Paltas are the exercises that develop both technical skills and the create the foundation that allows a the Indian musician to elaborate, to improvise and create the variations and permutations that are an essential part of raag delineation. They are much more than the equivalent of the scales and arpeggios that form the technical basis of western classical musical practice. They are repeated patterns, ranging from the simplest to the most complex, in twos threes fours fives sixes sevens etc and the idea is not only to create technique but to stock the mind of the student with a great fund of musical material which the player can draw upon when playing and performing.
The question is, at what stage of studies should paltas be introduced? The traditional response is, at the very beginning, and many teachers still follow this tradition, making their students begin with weeks or months of paltas, the argument being that one should have an adequately developed technique before playing any piece of music. This was also the approach followd in the west many years ago, but now, the general perception is that the student should begin with music, with melody from the very beginning, not only because it is more enjoyable and less alienating, because it encourages an immediate engagement with musical expression and values,
Following this line, the student of indian music should not then begin with an emphasis on technicalities, With the bansuri, that starting point ishould be just to able to produce a sound and cover and uncover the holes with sufficient ease, a stage usually reaches after a few weeks at most, sometimes a few days. Then immediately begin to play music,... not necessarily just raags, but also bhajans, folk songs and for children, the popular childrens songs that every child learns at school.
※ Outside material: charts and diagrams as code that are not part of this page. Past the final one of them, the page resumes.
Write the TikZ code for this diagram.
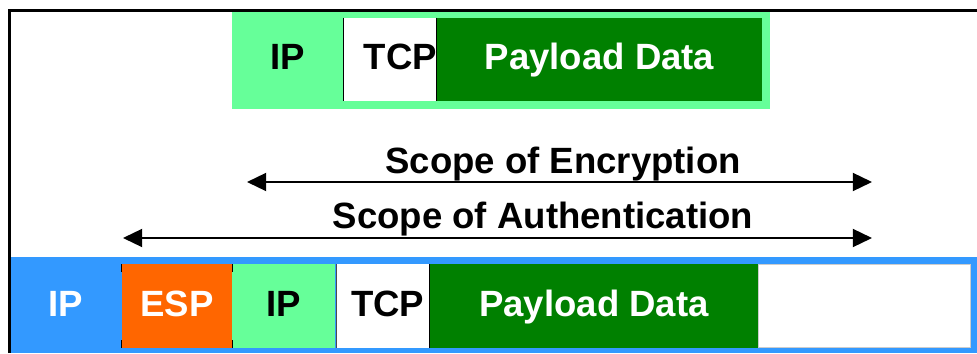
\documentclass[tikz,border=0pt]{standalone}
\usepackage{fontspec}
\setmainfont{Liberation Sans}
\usetikzlibrary{arrows.meta}
\definecolor{ltgreen}{HTML}{66FF99}
\definecolor{dkgreen}{HTML}{008000}
\definecolor{ipblue}{HTML}{3399FF}
\definecolor{esporange}{HTML}{FF6600}

\begin{document}
\begin{tikzpicture}[
  >={Triangle[length=0.48cm, width=0.45cm]},
  field/.style={minimum height=2.08cm, inner sep=0pt, text height=0.58cm, text depth=0.06cm,
    font=\fontsize{26}{31}\selectfont\bfseries},
  scopelbl/.style={anchor=base, inner sep=0pt, font=\fontsize{26}{31}\selectfont\bfseries},
  scopearrow/.style={line width=1.4pt, <->},
  sep/.style={black, line width=0.8pt}
]

% Canvas
\useasboundingbox (0,0) rectangle (24.425,8.825);
\fill[white] (0,0) rectangle (24.425,8.825);

% Frame, top and left edge only
\draw[line width=2.1pt] (0.2375,0) -- (0.2375,8.5625) -- (24.425,8.5625);

% Original packet
\node[fill=ltgreen, minimum width=13.45cm, minimum height=2.425cm, inner sep=0pt] (orig) at (12.525,7.3125) {};
\node[field] (ipA) at (7.2,7.3375) {IP};
\node[field, fill=white, text width=2.325cm, align=right] (tcpA) at (9.7625,7.3375) {TCP};
\node[field, fill=dkgreen, text=white, minimum width=8.125cm] (payA) at (14.9875,7.3375) {Payload Data};
\draw[sep] (tcpA.north west) -- (tcpA.south west);
\draw[sep] (payA.north west) -- (payA.south west);

% Scope arrows
\coordinate (encL) at (6.175,4.275);
\coordinate (encR) at (21.8,4.275);
\coordinate (authL) at (3.075,2.875);
\coordinate (authR) at (21.8,2.875);
\node[scopelbl] (encText) at (14.075,4.5) {Scope of Encryption};
\node[scopelbl] (authText) at (13.575,3.125) {Scope of Authentication};
\draw[scopearrow] (encL) -- (encR);
\draw[scopearrow] (authL) -- (authR);

% ESP tunnel packet
\node[fill=ipblue, minimum width=24.15cm, minimum height=2.4cm, inner sep=0pt] (tunnel) at (12.35,1.2) {};
\node[field, text=white] (ipB) at (1.65,1.175) {IP};
\node[field, fill=esporange, text=white, minimum width=2.75cm] (esp) at (4.425,1.175) {ESP};
\node[field, fill=ltgreen, minimum width=2.575cm] (ipC) at (7.0875,1.175) {IP};
\node[field, fill=white, text width=2.3cm, align=right] (tcpB) at (9.5625,1.175) {TCP\kern3pt};
\node[field, fill=dkgreen, text=white, minimum width=8.2cm] (payB) at (14.85,1.175) {Payload Data};
\node[field, fill=white, draw=gray!40, line width=0.6pt, minimum width=5.3cm] (trailer) at (21.6,1.175) {};
\foreach \c/\d in {north west/-, south west/+, north east/-, south east/+}
  \draw[sep] (esp.\c) -- ++(0,\d0.2);
\draw[sep, black!70] (tcpB.north west) -- (tcpB.south west);
\draw[sep] (payB.north west) -- (payB.south west);

\end{tikzpicture}
\end{document}
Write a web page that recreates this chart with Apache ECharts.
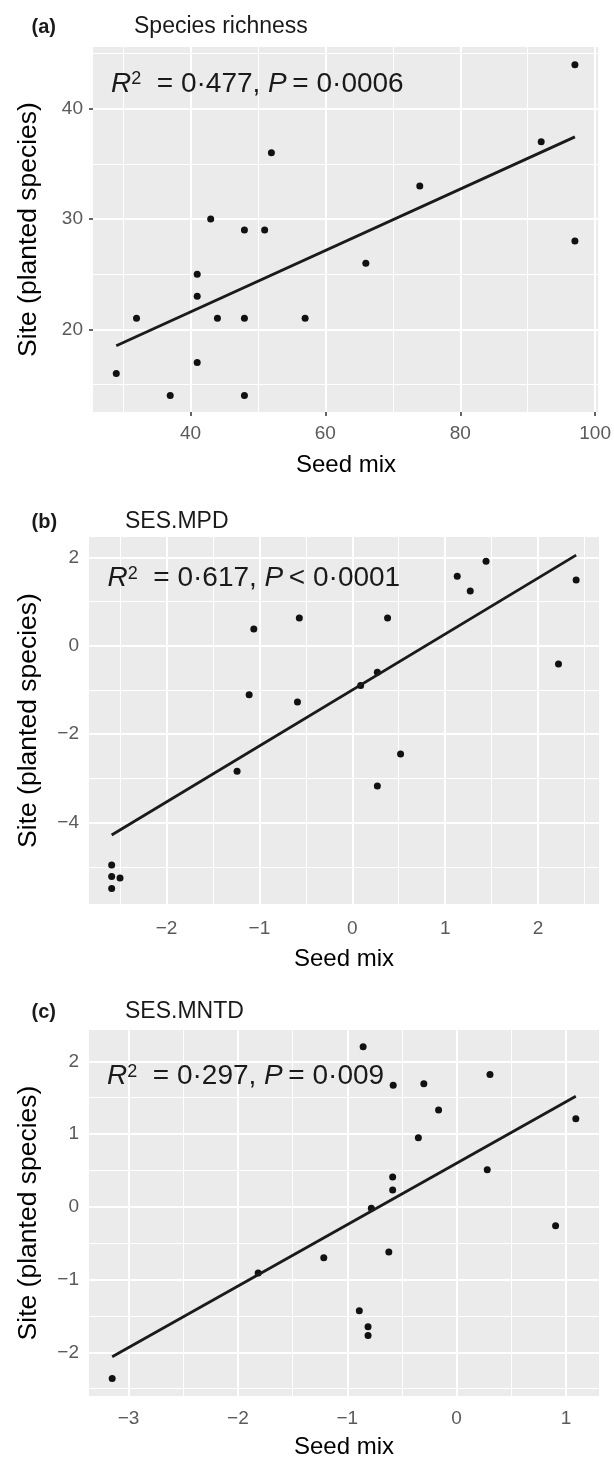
<!DOCTYPE html>
<html><head><meta charset="utf-8">
<script src="https://cdn.jsdelivr.net/npm/echarts@6/dist/echarts.min.js"></script>
<style>html,body{margin:0;padding:0;background:#fff}#c{width:614px;height:1462px}</style>
</head><body><div id="c"></div>
<script>
// ---------- DATA ----------
// (a) Species richness
const seedA = [97, 92, 52, 74, 43, 48, 51, 97, 66, 41, 41, 32, 44, 48, 57, 41, 29, 37, 48];
const siteA = [44, 37, 36, 33, 30, 29, 29, 28, 26, 25, 23, 21, 21, 21, 21, 17, 16, 14, 14];
const fitA = [[29, 18.5], [97, 37.45]];
const xRangeA = [25.55, 100.45];
const yRangeA = [12.5, 45.6];
const xTicksA = [40, 60, 80, 100];
const xMinorA = [30, 50, 70, 90];
const yTicksA = [20, 30, 40];
const yMinorA = [15, 25, 35, 45];

// (b) SES.MPD
const seedB = [1.44, 1.13, 1.27, 2.41, -0.57, 0.38, -1.06, 2.22, 0.27, 0.09, -1.11, -0.59, -1.24, 0.52, 0.27, -2.59, -2.59, -2.50, -2.59];
const siteB = [1.91, 1.57, 1.24, 1.49, 0.63, 0.63, 0.38, -0.41, -0.60, -0.90, -1.11, -1.27, -2.84, -2.45, -3.17, -4.96, -5.22, -5.25, -5.49];
const fitB = [[-2.59, -4.28], [2.41, 2.05]];
const xRangeB = [-2.834, 2.656];
const yRangeB = [-5.84, 2.46];
const xTicksB = [-2, -1, 0, 1, 2];
const xMinorB = [-2.5, -1.5, -0.5, 0.5, 1.5, 2.5];
const yTicksB = [-4, -2, 0, 2];
const yMinorB = [-5, -3, -1, 1];

// (c) SES.MNTD
const seedC = [-0.855, -0.58, -0.30, 0.305, -0.165, 1.09, -0.35, 0.28, -0.585, -0.585, -0.78, 0.905, -0.62, -1.215, -1.815, -0.89, -0.81, -0.81, -3.15];
const siteC = [2.20, 1.67, 1.69, 1.82, 1.33, 1.21, 0.95, 0.51, 0.41, 0.23, -0.02, -0.26, -0.62, -0.70, -0.91, -1.43, -1.65, -1.77, -2.36];
const fitC = [[-3.15, -2.06], [1.09, 1.52]];
const xRangeC = [-3.362, 1.302];
const yRangeC = [-2.60, 2.43];
const xTicksC = [-3, -2, -1, 0, 1];
const xMinorC = [-2.5, -1.5, -0.5, 0.5];
const yTicksC = [-2, -1, 0, 1, 2];
const yMinorC = [-2.5, -1.5, -0.5, 0.5, 1.5];

// text
const panelLabels = ['(a)', '(b)', '(c)'];
const panelTitles = ['Species richness', 'SES.MPD', 'SES.MNTD'];
const statR2 = ['0·477', '0·617', '0·297'];
const statP = ['= 0·0006', '< 0·0001', '= 0·009'];
const xTitle = 'Seed mix';
const yTitle = 'Site (planted species)';

// ---------- LAYOUT ----------
const FONT = 'Liberation Sans, Arial, Helvetica, sans-serif';
const layout = [
  {grid: {left: 93, top: 47, width: 506, height: 365}, head: 27, titleX: 134, statX: 111, statY: 84.5, xTitleY: 465, xMargin: 12},
  {grid: {left: 89, top: 537, width: 510, height: 367}, head: 522, titleX: 125, statX: 107.5, statY: 578.7, xTitleY: 959, xMargin: 15},
  {grid: {left: 89, top: 1030, width: 510, height: 366}, head: 1012, titleX: 125, statX: 107, statY: 1076.7, xTitleY: 1447, xMargin: 13}
];

const panels = [
  {x: seedA, y: siteA, fit: fitA, xr: xRangeA, yr: yRangeA, xt: xTicksA, xm: xMinorA, yt: yTicksA, ym: yMinorA},
  {x: seedB, y: siteB, fit: fitB, xr: xRangeB, yr: yRangeB, xt: xTicksB, xm: xMinorB, yt: yTicksB, ym: yMinorB},
  {x: seedC, y: siteC, fit: fitC, xr: xRangeC, yr: yRangeC, xt: xTicksC, xm: xMinorC, yt: yTicksC, ym: yMinorC}
];

const fmt = v => (v < 0 ? '\u2212' + (-v) : String(v));
const TICK_COLOR = '#5A5A5A';

const grids = [], xAxes = [], yAxes = [], series = [], graphics = [];
panels.forEach((p, i) => {
  const L = layout[i];
  grids.push(Object.assign({show: true, backgroundColor: '#EBEBEB', borderWidth: 0}, L.grid));
  xAxes.push({
    type: 'value', gridIndex: i, min: p.xr[0], max: p.xr[1],
    axisLine: {show: false}, splitLine: {show: false},
    axisTick: {show: true, length: 4, customValues: p.xt, lineStyle: {color: '#333', width: 1.5}},
    axisLabel: {customValues: p.xt, formatter: fmt, color: TICK_COLOR, fontSize: 19, fontFamily: FONT, margin: L.xMargin}
  });
  yAxes.push({
    type: 'value', gridIndex: i, min: p.yr[0], max: p.yr[1],
    axisLine: {show: false}, splitLine: {show: false},
    axisTick: {show: true, length: 4, customValues: p.yt, lineStyle: {color: '#333', width: 1.5}},
    axisLabel: {customValues: p.yt, formatter: fmt, color: TICK_COLOR, fontSize: 19, fontFamily: FONT, margin: 10}
  });
  const gridLines = []
    .concat(p.xm.map(v => ({xAxis: v, lineStyle: {width: 1}})))
    .concat(p.ym.map(v => ({yAxis: v, lineStyle: {width: 1}})))
    .concat(p.xt.map(v => ({xAxis: v, lineStyle: {width: 2}})))
    .concat(p.yt.map(v => ({yAxis: v, lineStyle: {width: 2}})));
  series.push({
    type: 'line', xAxisIndex: i, yAxisIndex: i, data: [], silent: true, z: 1,
    markLine: {silent: true, z: 1, animation: false, symbol: ['none', 'none'], label: {show: false},
      lineStyle: {color: '#FFFFFF', type: 'solid', width: 2}, emphasis: {disabled: true}, data: gridLines}
  });
  series.push({
    type: 'scatter', xAxisIndex: i, yAxisIndex: i, z: 3, symbolSize: 7,
    itemStyle: {color: '#111111', opacity: 1},
    data: p.x.map((v, k) => [v, p.y[k]])
  });
  series.push({
    type: 'line', xAxisIndex: i, yAxisIndex: i, z: 4, symbol: 'none',
    lineStyle: {color: '#1A1A1A', width: 2.8}, data: p.fit
  });

  const cx = L.grid.left + L.grid.width / 2;
  const cy = L.grid.top + L.grid.height / 2;
  graphics.push({type: 'text', x: 31.5, y: L.head, style: {text: panelLabels[i], font: 'bold 20px ' + FONT, fill: '#1A1A1A', verticalAlign: 'middle', align: 'left'}});
  graphics.push({type: 'text', x: L.titleX, y: L.head, style: {text: panelTitles[i], font: '23px ' + FONT, fill: '#1A1A1A', verticalAlign: 'middle', align: 'left'}});
  graphics.push({type: 'text', x: L.statX, y: L.statY, z: 10, style: {
    text: '{i|R}{s|2}{n|  = ' + statR2[i] + ', }{i|P}{n|\u2009' + statP[i] + '}',
    verticalAlign: 'middle', align: 'left', fill: '#1A1A1A',
    rich: {
      i: {fontStyle: 'italic', fontSize: 28, fontFamily: FONT, fill: '#1A1A1A'},
      n: {fontSize: 28, fontFamily: FONT, fill: '#1A1A1A'},
      s: {fontSize: 18, fontFamily: FONT, fill: '#1A1A1A', verticalAlign: 'top', lineHeight: 12}
    }
  }});
  graphics.push({type: 'text', x: cx, y: L.xTitleY, style: {text: xTitle, font: '24px ' + FONT, fill: '#000', align: 'center', verticalAlign: 'middle'}});
  graphics.push({type: 'text', x: 28.5, y: cy, rotation: Math.PI / 2, style: {text: yTitle, font: '26.5px ' + FONT, fill: '#000', align: 'center', verticalAlign: 'middle'}});
});

const chart = echarts.init(document.getElementById('c'), null, {renderer: 'canvas'});
chart.setOption({
  animation: false,
  backgroundColor: '#FFFFFF',
  grid: grids, xAxis: xAxes, yAxis: yAxes, series: series, graphic: graphics
});
</script></body></html>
Learning indian music is invariably of two stages, first where the student plays and memorises materials given to him by the teacher and the second stage is the gradual substitution of the given material by the student’s own variations and the development of his/her improvising ability. It is at this point that the study and playing of
paltas becomes an essential part of the student’s practice.
Large amounts of mechanical repetition are less useful than a following a progam of palta practice with the challenge of a continuous change of palta type--- shape, notes, articulation, speed etc. Paltas should span the full range of the flute, and the player should develop the discipline to reproduce in every segment of the palta with the exact reproduction of every detail of pitch, speed, expression, speed, tonguing etc This is as much an exercise of concentration and mental focus as a physical exercise. The student will find that this palta material can then by incorporated into all areas of playing and performance which involve a rhythmic pulse, whether, jhor, jhalla or tanas.